The Chicago Bulls opened the Jimmy Butler-Rajon Rondo-Dwyane Wade era with a win over the Boston Celtics, which had an interesting combination of some terrible shooting efficiency, surprisingly accurate 3-point barrage and mostly using their size to bully their way to a meaningful home win, which probably sets something of a blueprint going forward, until everyone is on the same page.
This might be a little bit of a reach. The Boston Celtics were playing the second night of a back-to-back and have continuously had problems in the Brad Stevens era with dominant inside play. Al Horford looked a little bit lost, without too much help from Amir Johnson and the bench. Against Taj Gibson and Robin Lopez, helped out by Butler and Wade and Rondo, not to mention Nikola Mirotic and Michael Carter-Williams coming off the bench, there was no surprise seeing the Bulls outrebounded the Celtics by 19, even if they shot just 39.1% from the field compared to the Celtics 50%.
But unless the Bulls suddenly find a way to turn mediocre (or worse) shooters into the second coming of Steve Kerr (or something like that), their size and ability to mix it up off the bench will have to do. Interestingly, they did shoot 44% from three, as both Butler and Wade sank 4 three pointers, but we’ll have to wait and see if that was a one time thing or the Bulls actually transforming, and getting surprising long range contribution from players known for their inconsistencies from beyond the arc.

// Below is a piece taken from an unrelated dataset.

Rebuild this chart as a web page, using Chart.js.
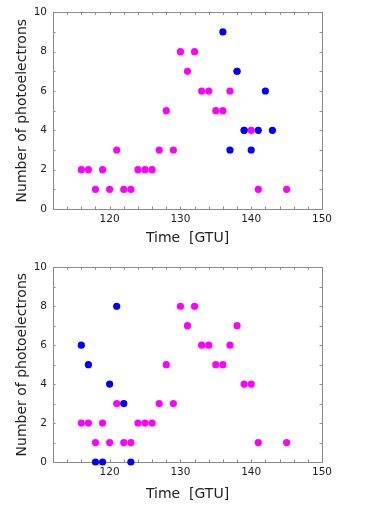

Bottom line? This isn’t the last time we’ll see Chicago grab so many offensive rebounds (18 to 3), which gives Butler and Wade second opportunities, which isn’t something most teams can afford to do. If the Bulls can win while the Butler-Rondo-Wade initiative shoots a combined 31.8% from the field on 44 attempts, then maybe this season isn’t just a placeholder before the upcoming rebuild, and that there’s something to look forward to, not to mention Fred Hoiberg actually getting something done on a team that looked well beyond his capabilities last season.